**Task statement:**
Would you repeat the listing exactly but omit every picture?
##### Supplied records #####
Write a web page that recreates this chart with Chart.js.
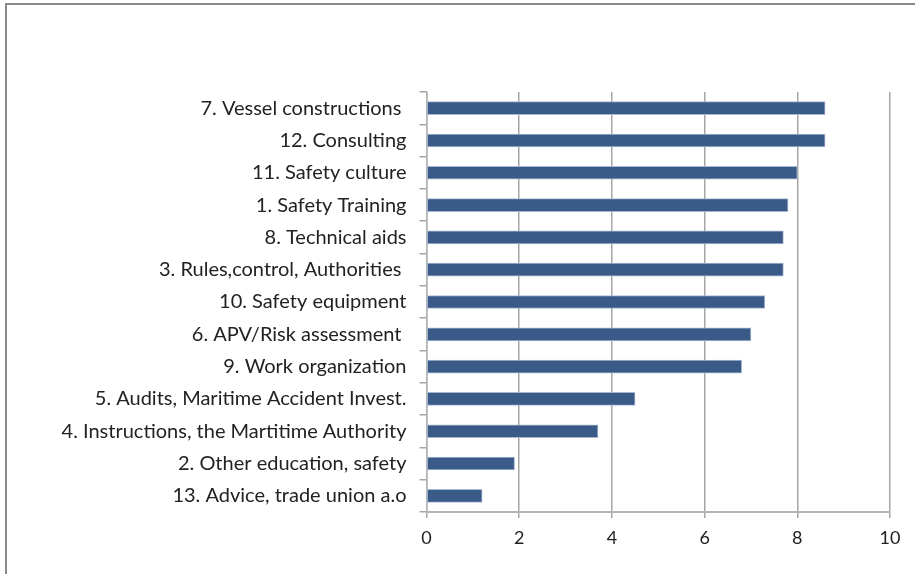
<!DOCTYPE html>
<html>
<head>
<meta charset="utf-8">
<script src="https://cdn.jsdelivr.net/npm/chart.js@4/dist/chart.umd.min.js"></script>
<style>
    html, body { margin: 0; padding: 0; background: #fff; }
    #wrap { position: relative; width: 915px; height: 574px; overflow: hidden; }
    #frame { position: absolute; left: 5px; top: 3px; width: 1000px; height: 700px;
             border-left: 2px solid #8a8a8a; border-top: 2px solid #8a8a8a; }
    canvas { position: absolute; left: 0; top: 0; }
</style>
</head>
<body>
<div id="wrap">
    <div id="frame"></div>
    <canvas id="grafico" width="915" height="574"></canvas>
</div>
<script>
const categorie = [
    '7. Vessel constructions ',
    '12. Consulting',
    '11. Safety culture',
    '1. Safety Training',
    '8. Technical aids',
    '3. Rules,control, Authorities ',
    '10. Safety equipment',
    '6. APV/Risk assessment ',
    '9. Work organization',
    '5. Audits, Maritime Accident Invest.',
    '4. Instructions, the Martitime Authority',
    '2. Other education, safety',
    '13. Advice, trade union a.o'
]
const valori = [8.6, 8.6, 8.0, 7.8, 7.7, 7.7, 7.3, 7.0, 6.8, 4.5, 3.7, 1.9, 1.2]
const tickX = [0, 2, 4, 6, 8, 10]

const fontY = { family: 'Lato, "Open Sans", sans-serif', size: 20 }
const fontX = { family: 'Lato, "Open Sans", sans-serif', size: 18 }

new Chart(
    document.getElementById('grafico'),
    {
        type: 'bar',
        data: {
            labels: categorie,
            datasets: [
                {
                    data: valori,
                    backgroundColor: '#3a5a88',
                    borderColor: '#a9b8d2',
                    borderWidth: 1,
                    borderSkipped: false,
                    barThickness: 13
                }
            ]
        },
        options: {
            indexAxis: 'y',
            responsive: false,
            animation: false,
            layout: {
                padding: { top: 92, right: 25, left: 0, bottom: 0 }
            },
            plugins: {
                legend: { display: false },
                tooltip: { enabled: false }
            },
            scales: {
                x: {
                    min: 0,
                    max: 10,
                    afterBuildTicks: function (scale) {
                        scale.ticks = tickX.map(v => ({ value: v }))
                    },
                    afterFit: function (scale) {
                        scale.height = 62
                    },
                    grid: {
                        color: '#a6a6a6',
                        lineWidth: 1.5,
                        tickLength: 6,
                        tickColor: '#a6a6a6'
                    },
                    border: { color: '#b4b4b4', width: 2 },
                    ticks: {
                        color: '#222',
                        font: fontX,
                        padding: 9
                    }
                },
                y: {
                    afterFit: function (scale) {
                        scale.width = 426.5
                    },
                    grid: {
                        offset: true,
                        drawOnChartArea: false,
                        tickLength: 7,
                        tickColor: '#a6a6a6',
                        lineWidth: 1.5
                    },
                    border: { color: '#b4b4b4', width: 1.5 },
                    ticks: {
                        color: '#222',
                        font: fontY,
                        padding: 13,
                        autoSkip: false
                    }
                }
            }
        }
    }
)
</script>
</body>
</html>
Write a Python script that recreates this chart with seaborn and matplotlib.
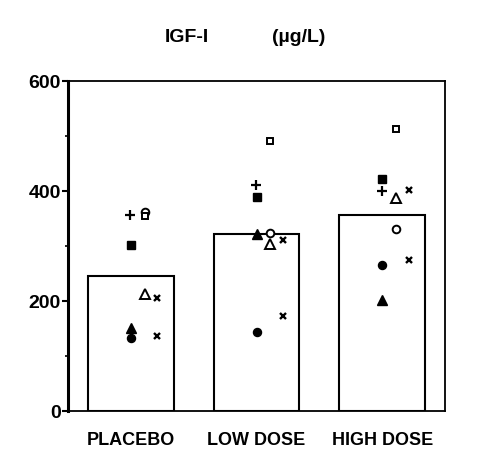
#####
**Answer in full:**
Write a web page that recreates this chart with Chart.js.
<!DOCTYPE html>
<html>
<head>
<meta charset="utf-8">
<script src="https://cdn.jsdelivr.net/npm/chart.js@4/dist/chart.umd.min.js"></script>
<style>
    html, body { margin: 0; padding: 0; background: #fff; }
    #wrap { position: relative; width: 915px; height: 574px; overflow: hidden; }
    #frame { position: absolute; left: 5px; top: 3px; width: 1000px; height: 700px;
             border-left: 2px solid #8a8a8a; border-top: 2px solid #8a8a8a; }
    canvas { position: absolute; left: 0; top: 0; }
</style>
</head>
<body>
<div id="wrap">
    <div id="frame"></div>
    <canvas id="grafico" width="915" height="574"></canvas>
</div>
<script>
const categorie = [
    '7. Vessel constructions ',
    '12. Consulting',
    '11. Safety culture',
    '1. Safety Training',
    '8. Technical aids',
    '3. Rules,control, Authorities ',
    '10. Safety equipment',
    '6. APV/Risk assessment ',
    '9. Work organization',
    '5. Audits, Maritime Accident Invest.',
    '4. Instructions, the Martitime Authority',
    '2. Other education, safety',
    '13. Advice, trade union a.o'
]
const valori = [8.6, 8.6, 8.0, 7.8, 7.7, 7.7, 7.3, 7.0, 6.8, 4.5, 3.7, 1.9, 1.2]
const tickX = [0, 2, 4, 6, 8, 10]

const fontY = { family: 'Lato, "Open Sans", sans-serif', size: 20 }
const fontX = { family: 'Lato, "Open Sans", sans-serif', size: 18 }

new Chart(
    document.getElementById('grafico'),
    {
        type: 'bar',
        data: {
            labels: categorie,
            datasets: [
                {
                    data: valori,
                    backgroundColor: '#3a5a88',
                    borderColor: '#a9b8d2',
                    borderWidth: 1,
                    borderSkipped: false,
                    barThickness: 13
                }
            ]
        },
        options: {
            indexAxis: 'y',
            responsive: false,
            animation: false,
            layout: {
                padding: { top: 92, right: 25, left: 0, bottom: 0 }
            },
            plugins: {
                legend: { display: false },
                tooltip: { enabled: false }
            },
            scales: {
                x: {
                    min: 0,
                    max: 10,
                    afterBuildTicks: function (scale) {
                        scale.ticks = tickX.map(v => ({ value: v }))
                    },
                    afterFit: function (scale) {
                        scale.height = 62
                    },
                    grid: {
                        color: '#a6a6a6',
                        lineWidth: 1.5,
                        tickLength: 6,
                        tickColor: '#a6a6a6'
                    },
                    border: { color: '#b4b4b4', width: 2 },
                    ticks: {
                        color: '#222',
                        font: fontX,
                        padding: 9
                    }
                },
                y: {
                    afterFit: function (scale) {
                        scale.width = 426.5
                    },
                    grid: {
                        offset: true,
                        drawOnChartArea: false,
                        tickLength: 7,
                        tickColor: '#a6a6a6',
                        lineWidth: 1.5
                    },
                    border: { color: '#b4b4b4', width: 1.5 },
                    ticks: {
                        color: '#222',
                        font: fontY,
                        padding: 13,
                        autoSkip: false
                    }
                }
            }
        }
    }
)
</script>
</body>
</html>
Write a Python script that recreates this chart with seaborn and matplotlib.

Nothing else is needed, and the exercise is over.